John Forbes Nash Jr. had organized his friends to attend a computer science related conference at some interesting location, but now they must all return back to their home (presumably at a less interesting location). Everybody is driving on their own, and there are enough people in the group such that having everybody take the same route would cause congestion and slow everyone down. Luckily there are multiple routes so that the traffic could be split between the network of roads, ensuring that everybody gets back home equally fast.

In every test set, the start city is A and end city is Z. There will be at least 2 people involved.

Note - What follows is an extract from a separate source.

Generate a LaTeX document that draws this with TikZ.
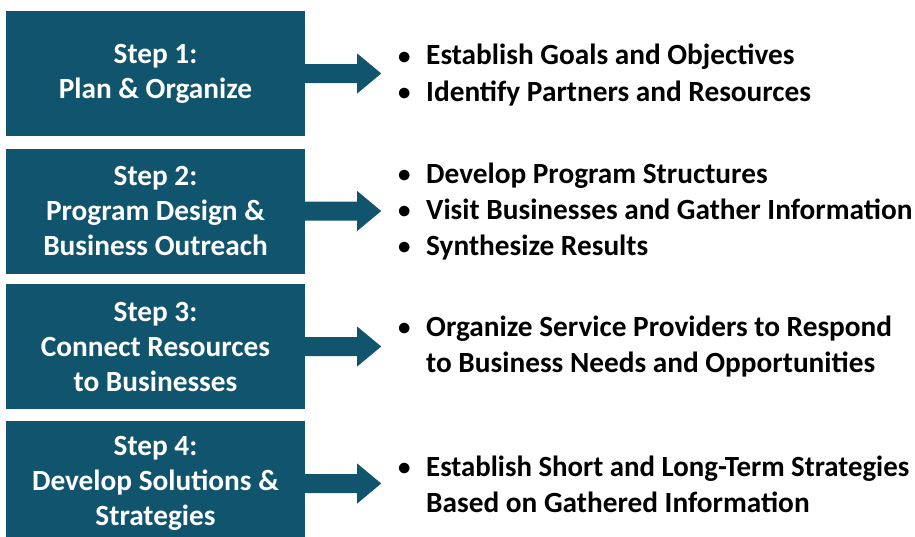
\documentclass[tikz,border=0pt]{standalone}
\usepackage{fontspec}
\usepackage{graphicx}
\setmainfont{Carlito}
\definecolor{stepblue}{RGB}{16,84,110}
\tikzset{
  stepbox/.style={fill=stepblue, minimum width=299pt, minimum height=125pt, inner sep=0pt,
    text=white, font=\fontsize{29.3}{35}\selectfont\bfseries, align=center},
  bullist/.style={anchor=west, inner sep=0pt, text=black, align=left,
    font=\fontsize{29.3}{36}\selectfont\bfseries},
  blockarrow/.style={fill=stepblue}
}
\newcommand{\bl}{\makebox[29pt][l]{\hspace*{1pt}\raisebox{1pt}{\scalebox{0.85}{\textbullet}}}}
\newcommand{\ind}{\hspace*{29pt}}
\begin{document}
\begin{tikzpicture}[x=1pt,y=-1pt]
\useasboundingbox (0,0) rectangle (915,536);
\clip (0,0) rectangle (915,536);
\node[stepbox] (s1) at (155.5,73.5) {Step 1:\\Plan \& Organize};
\node[stepbox] (s2) at (155.5,211) {Step 2:\\Program Design \&\\Business Outreach};
\node[stepbox] (s3) at (155.5,346.5) {Step 3:\\Connect Resources\\to Businesses};
\node[stepbox] (s4) at (155.5,483.5) {Step 4:\\Develop Solutions \&\\Strategies};
\foreach \s in {s1,s2,s3,s4}{
  \fill[blockarrow] (\s.east) ++(0,-9.5) -- ++(52,0) -- ++(0,-10.5) -- ++(24,20)
    -- ++(-24,20) -- ++(0,-10.5) -- ++(-52,0) -- cycle;
}
\node[bullist] (l1) at (397,75) {\bl Establish Goals and Objectives\\\bl Identify Partners and Resources};
\node[bullist] (l2) at (397,212) {\bl Develop Program Structures\\\bl Visit Businesses and Gather Information\\\bl Synthesize Results};
\node[bullist] (l3) at (397,347) {\bl Organize Service Providers to Respond\\\ind to Business Needs and Opportunities};
\node[bullist] (l4) at (397,484.5) {\bl \resizebox{483pt}{\height}{Establish Short and Long-Term Strategies}\\\ind Based on Gathered Information};
\end{tikzpicture}
\end{document}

The input file **DATA5.txt** will contain 5 sets of input. The first line will contain an integer, 2 <= p <= 1000 denoting the number of people on a trip. The second line will say how many lines of input are to follow, 1 <= n <= 10. The next n lines describe the roads available.

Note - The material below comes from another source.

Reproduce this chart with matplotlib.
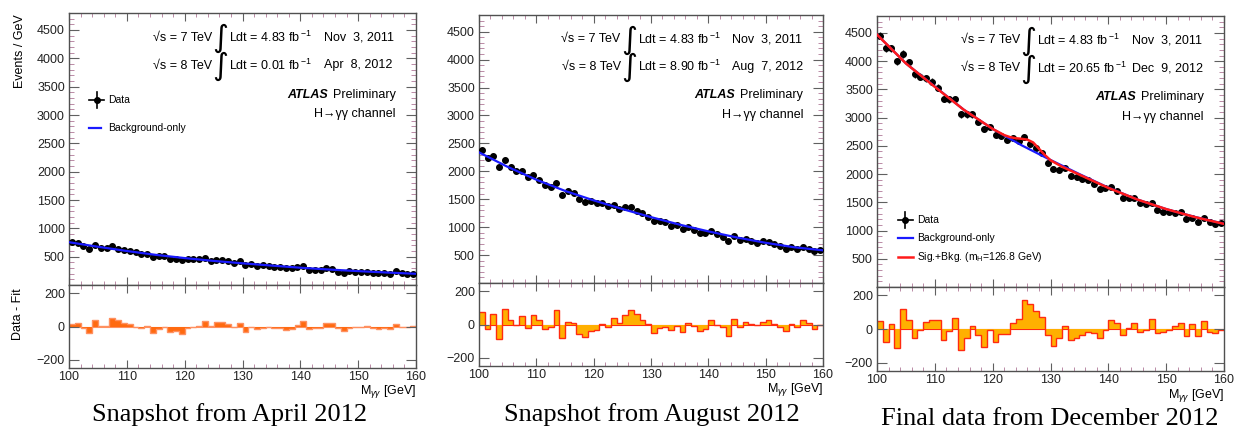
import numpy as np
import matplotlib
matplotlib.use('Agg')
import matplotlib.pyplot as plt
from matplotlib.ticker import MultipleLocator

plt.rcParams['font.family'] = ['Liberation Sans', 'DejaVu Sans']
plt.rcParams['mathtext.fontset'] = 'custom'
plt.rcParams['mathtext.rm'] = 'Liberation Sans'
plt.rcParams['mathtext.it'] = 'Liberation Sans:italic'
plt.rcParams['mathtext.bf'] = 'Liberation Sans:bold'

# 1 GeV bins from 100 to 160 GeV
bin_edges = np.arange(100, 161, 1)
bin_centres = bin_edges[:-1] + 0.5

# fit curves are given at these masses
fit_mass = [100, 105, 110, 115, 120, 125, 130, 135, 140, 145, 150, 155, 160]

# --- April 2012 snapshot ---
data_apr = [762, 750, 691, 639, 709, 656, 650, 680, 644, 621, 598, 580, 551, 551, 498,
            510, 510, 463, 463, 434, 463, 457, 451, 469, 422, 445, 445, 422, 392, 416,
            346, 369, 340, 351, 334, 322, 316, 299, 293, 322, 328, 269, 269, 258, 299,
            287, 234, 217, 252, 234, 228, 228, 211, 205, 211, 193, 240, 205, 193, 193]
resid_apr = [14, 20, -5, -35, 40, 5, 2, 50, 38, 20, 15, 0, -10, 3, -35,
             -15, 0, -30, -25, -45, -5, 0, 2, 35, 5, 28, 30, 15, 0, 25,
             -30, 0, -15, -5, -3, -5, -5, -20, -15, 12, 35, -15, -5, -10, 20,
             20, -10, -25, -5, -3, 0, 5, -10, -12, -10, -15, 15, 0, 0, 5]
bkg_apr = [755, 675, 600, 532, 475, 425, 383, 343, 305, 273, 245, 220, 198]

# --- August 2012 snapshot ---
data_aug = [2390, 2240, 2270, 2073, 2204, 2085, 2000, 2013, 1893, 1935, 1845, 1762, 1726, 1798, 1582,
            1654, 1613, 1505, 1445, 1463, 1427, 1427, 1373, 1403, 1332, 1367, 1367, 1296, 1248, 1176,
            1104, 1117, 1087, 1027, 1045, 968, 997, 955, 902, 902, 926, 878, 830, 758, 848,
            770, 791, 758, 723, 746, 729, 699, 663, 615, 639, 609, 639, 603, 573, 585]
resid_aug = [76, -24, 62, -84, 92, 26, -4, 52, -20, 60, 26, -24, -14, 86, -80,
             16, 12, -54, -74, -38, -34, 6, -14, 42, 12, 60, 86, 66, 30, 6,
             -50, -18, -14, -34, -8, -44, 10, -10, -38, -24, 26, 0, -14, -70, 36,
             -14, 16, 6, -4, 16, 26, 6, -14, -38, 6, -14, 30, 10, -24, 0]
bkg_aug = [2340, 2080, 1850, 1650, 1480, 1325, 1180, 1045, 925, 815, 720, 640, 585]

# --- December 2012 final data ---
data_dec = [4452, 4227, 4227, 4001, 4126, 3978, 3764, 3728, 3693, 3633, 3533, 3337, 3325, 3325, 3057,
            3057, 3057, 2920, 2790, 2838, 2701, 2671, 2612, 2642, 2582, 2653, 2541, 2464, 2375, 2197,
            2090, 2078, 2108, 1971, 1948, 1912, 1887, 1823, 1740, 1752, 1770, 1692, 1574, 1574, 1585,
            1496, 1472, 1496, 1366, 1335, 1325, 1307, 1325, 1200, 1229, 1157, 1218, 1157, 1116, 1129]
resid_dec = [48, -76, 28, -112, 118, 52, -50, -5, 44, 56, 52, -66, -8, 66, -126,
             -50, 16, -36, -106, -4, -78, -28, -28, 34, 58, 174, 150, 108, 70, -32,
             -98, -54, 18, -66, -50, -36, -16, -22, -50, -6, 56, 38, -36, 4, 36,
             -16, -6, 62, -22, -16, -2, 16, 38, -42, 28, -42, 46, -16, -22, -6]
bkg_dec = [4470, 3960, 3550, 3140, 2800, 2510, 2250, 2000, 1760, 1550, 1380, 1240, 1120]
sb_mass = [100, 105, 110, 115, 120, 122, 123, 124, 125, 126, 127, 128, 129, 130, 132,
           135, 140, 145, 150, 155, 160]
sigbkg_dec = [4470, 3960, 3545, 3140, 2800, 2690, 2655, 2635, 2625, 2610, 2560, 2450, 2340, 2245, 2130,
              1990, 1755, 1550, 1380, 1238, 1118]

W, H = 1243, 441
fig = plt.figure(figsize=(W / 100, H / 100), dpi=100)

def px_box(left, right, top, bottom):
    return [left / W, 1 - bottom / H, (right - left) / W, (bottom - top) / H]

def style(ax):
    for s in ax.spines.values():
        s.set_color('#505050')
        s.set_linewidth(1.0)
    ax.tick_params(which='both', direction='in', top=True, right=True,
                   colors='#606060', labelcolor='#222222', labelsize=9, pad=3)
    ax.tick_params(which='minor', colors='#b07898')

def legend_data(ax, x, y):
    ax.plot([x - 0.022, x + 0.022], [y, y], color='black', lw=1.2, transform=ax.transAxes)
    ax.plot([x, x], [y - 0.03, y + 0.03], color='black', lw=1.2, transform=ax.transAxes)
    ax.plot([x], [y], 'o', color='black', ms=4, transform=ax.transAxes)

# panel layout in pixels: left, right, top, split, bottom
panels = [
    dict(box=(69, 416, 13, 285, 368), data=data_apr, resid=resid_apr, bkg=bkg_apr,
         lumi='0.01', date='Apr  8, 2012', fill='#ff6a10', edge='#ff9060',
         caption='Snapshot from April 2012', cap_xy=(230, 415)),
    dict(box=(479, 823, 15, 283, 366), data=data_aug, resid=resid_aug, bkg=bkg_aug,
         lumi='8.90', date='Aug  7, 2012', fill='#ffb000', edge='#ff2a10',
         caption='Snapshot from August 2012', cap_xy=(652, 415)),
    dict(box=(877, 1224, 16, 287, 371), data=data_dec, resid=resid_dec, bkg=bkg_dec,
         lumi='20.65', date='Dec  9, 2012', fill='#ffb000', edge='#ff2a10',
         caption='Final data from December 2012', cap_xy=(1050, 419)),
]

for k, p in enumerate(panels):
    left, right, top, split, bottom = p['box']
    ax = fig.add_axes(px_box(left, right, top, split))
    axr = fig.add_axes(px_box(left, right, split, bottom))

    # main plot: data points and fits
    data = np.array(p['data'], dtype=float)
    ax.errorbar(bin_centres, data, xerr=0.5, yerr=np.sqrt(data), fmt='o', color='black',
                ms=4, elinewidth=1, capsize=0, zorder=3)
    ax.plot(fit_mass, p['bkg'], color='#1a1aff', lw=1.6, zorder=4)
    if k == 2:
        ax.plot(sb_mass, sigbkg_dec, color='#ff1a1a', lw=1.8, zorder=5)

    ax.set_xlim(100, 160)
    ax.set_ylim(0, 4800)
    ax.set_yticks(range(500, 4501, 500))
    ax.yaxis.set_minor_locator(MultipleLocator(100))
    ax.xaxis.set_major_locator(MultipleLocator(10))
    ax.xaxis.set_minor_locator(MultipleLocator(2))
    style(ax)
    ax.tick_params(axis='x', labelbottom=False)
    ax.tick_params(axis='y', which='major', length=7)
    ax.tick_params(axis='y', which='minor', length=3.5)
    ax.tick_params(axis='x', which='major', length=6)
    ax.tick_params(axis='x', which='minor', length=3)

    # header texts
    tf = ax.transAxes
    for row, (rts, lumi, date) in enumerate([('7', '4.83', 'Nov  3, 2011'),
                                             ('8', p['lumi'], p['date'])]):
        y = 0.91 - row * 0.103
        ax.text(0.412, y, '√s = %s TeV' % rts, transform=tf, ha='right', va='center', fontsize=9)
        ax.text(0.437, y - 0.004, '∫', transform=tf, ha='center', va='center', fontsize=22,
                family='DejaVu Sans')
        ax.text(0.461, y, r'Ldt = %s fb$^{\,\mathrm{-1}}$' % lumi, transform=tf,
                ha='left', va='center', fontsize=9)
        ax.text(0.736, y, date, transform=tf, ha='left', va='center', fontsize=9)
    ax.text(0.745, 0.70, 'ATLAS', transform=tf, ha='right', va='center', fontsize=9,
            fontweight='bold', style='italic')
    ax.text(0.942, 0.70, 'Preliminary', transform=tf, ha='right', va='center', fontsize=9)
    ax.text(0.942, 0.627, 'H→γγ channel', transform=tf, ha='right', va='center', fontsize=9)

    # legends
    if k == 0:
        legend_data(ax, 0.08, 0.68)
        ax.text(0.112, 0.68, 'Data', transform=tf, va='center', fontsize=7.5)
        ax.plot([0.058, 0.092], [0.577, 0.577], color='#1a1aff', lw=1.6, transform=tf)
        ax.text(0.112, 0.577, 'Background-only', transform=tf, va='center', fontsize=7.5)
    if k == 2:
        legend_data(ax, 0.082, 0.247)
        ax.text(0.115, 0.247, 'Data', transform=tf, va='center', fontsize=7.5)
        ax.plot([0.06, 0.104], [0.18, 0.18], color='#1a1aff', lw=1.6, transform=tf)
        ax.text(0.115, 0.18, 'Background-only', transform=tf, va='center', fontsize=7.5)
        ax.plot([0.06, 0.104], [0.112, 0.112], color='#ff1a1a', lw=1.8, transform=tf)
        ax.text(0.115, 0.112, r'Sig.+Bkg. (m$_{\mathrm{H}}$=126.8 GeV)', transform=tf,
                va='center', fontsize=7.5)

    # residual panel
    axr.stairs(p['resid'], bin_edges, baseline=0, fill=True, color=p['fill'], lw=0)
    axr.stairs(p['resid'], bin_edges, baseline=None, color=p['edge'], lw=1.0)
    axr.axhline(0, color=p['edge'], lw=0.8, zorder=0)
    axr.set_xlim(100, 160)
    axr.set_ylim(-248, 250)
    axr.set_yticks([-200, 0, 200])
    axr.xaxis.set_major_locator(MultipleLocator(10))
    axr.xaxis.set_minor_locator(MultipleLocator(2))
    style(axr)
    axr.tick_params(axis='x', pad=2)
    axr.tick_params(axis='y', which='major', length=7)
    axr.tick_params(axis='x', which='major', length=6)
    axr.tick_params(axis='x', which='minor', length=3)
    axr.text(1.0, -0.185, r'M$_{\gamma\gamma}$ [GeV]', transform=axr.transAxes,
             ha='right', va='top', fontsize=9)

    fig.text(p['cap_xy'][0] / W, 1 - p['cap_xy'][1] / H, p['caption'],
             family='Liberation Serif', fontsize=19, ha='center', va='center')

# axis titles of the first panel
fig.text(20 / W, 1 - 14 / H, 'Events / GeV', rotation=90, ha='center', va='top', fontsize=9)
fig.text(18 / W, 1 - 288 / H, 'Data - Fit', rotation=90, ha='center', va='top', fontsize=9)

fig.savefig('out.png', dpi=100)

Each road's description is in the format **AB expression**. The flow is directional from node A to node B (can't backtrack or drive in reverse), and the *expression* describes the amount of time it will take to complete this segment. Some roads, which are prone to congestion of traffic, might have a variable **x** in their *expression*, which stands for the number of people who choose to take this particular route.

*For example:* **AB 1+x/100** -- this route will take 1.01 amount of time if one person takes it, and 2.0 if 100 people do. There will be no roads that will take negative time to move across. Supported operations are +, -, *, /. There will be no brackets in expressions. Remember that multiplication and division come before addition and subtraction (order of operations).

The output file **OUT5.txt** will contain 5 lines of output -- the optimal time it would take to get everyone from A to Z. *Round your answers to the nearest integer.*

100 2 AB 2 BZ 1+x/50 200 4 AB 1.5 AC 2.5 BZ 1+x/100 CZ 1+x/100

5 4

*Explanation of the sample inputs:* In the first case, there is only one path to be taken A->B->Z, so the time is 2 + (1+100/50) = 5. In the second case, there are two choices: A->B->Z and A->C->Z. The optimal strategy is to split the group 150:50 to get 1.5 + (1 + 150/100) = 4 or 2.5 + (1 + 50/100) = 4 drive time. To help you better visualize the second sample case, here's a diagram of it:

*Remember to round your output to integer values.*

*Hint:* Everybody gets to Z *at the same time*.